American civil rights activist

Margaree Seawright Crosby (November 21, 1941 – November 8, 2024) was an American civil rights activist and academic. She was one of the Greenville Eight, Black students arrested for refusing to leave a whites-only public library in 1960. She was a professor of education at Clemson University, and later in life an advocate for breast cancer patients and survivors.

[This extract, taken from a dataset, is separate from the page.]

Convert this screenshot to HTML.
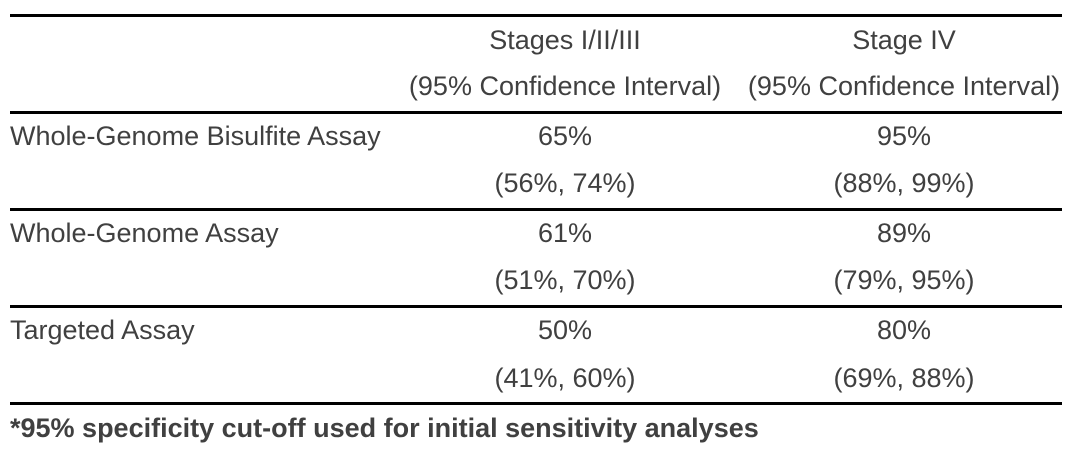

==Early life and education==
Seawright was from Taylors, South Carolina, the daughter of Mark Seawright and Josie Williams Seawright. Her father served in the United States Navy during World War II, and her mother was a housekeeper. She graduated from Sterling High School, and attended South Carolina State College, where she was active in civil rights protests. Seawright graduated from South Carolina State in 1963, and earned a master's degree in reading education at Clemson University in 1973. She completed doctoral studies in education (Ed.D.) at the University of Massachusetts Amherst in 1976. She was a member of Alpha Kappa Alpha.
==Career==
Seawright was arrested with Jesse Jackson and other members of the "Greenville Eight" in July 1960, for refusing to leave a whites-only public library. "Our parents were paying taxes on that library, just as well as whites," she explained in 2005. "So we went back; we immediately turned around and went back, and went in and sat down. I remember getting a book off the shelf about wooden false teeth."

Crosby was the first Black woman to become a tenured professor in the College of Education at Clemson University. She was appointed director of early childhood and elementary education at Clemson in 1993. She was the first woman to serve on the board of the Greenville Memorial Hospital System. She gave an oral history interview in 2005, for the "Champions of Civil Rights and Human Rights in South Carolina" digital exhibit at the University of South Carolina.
==Publications==
- "The College Selection Process: An Empirical Model Proposal" (1989, with Judy D. Holmes and Michael D. Stahl)
- "A Reassessment of Principal Attitudes toward Community Involvement in a Southern Unitary School System" (1990, with Emma M. Owens)
- "An Assessment of Principal Attitudes toward Ability Grouping in the Public Schools of South Carolina" (1991, with Emma M. Owens)
- "The Disadvantages of Tracking and Ability Grouping: A Look at Cooperative Learning as an Alternative" (1993, with Emma M. Owens)

==Personal life==
Seawright married Willis Herman Crosby Jr. in 1963. They had three children. She had a stroke in 1985; she also survived ovarian and breast cancer diagnoses in the 1980s. Her husband predeceased her in 2022, and she died in 2024, at the age of 82.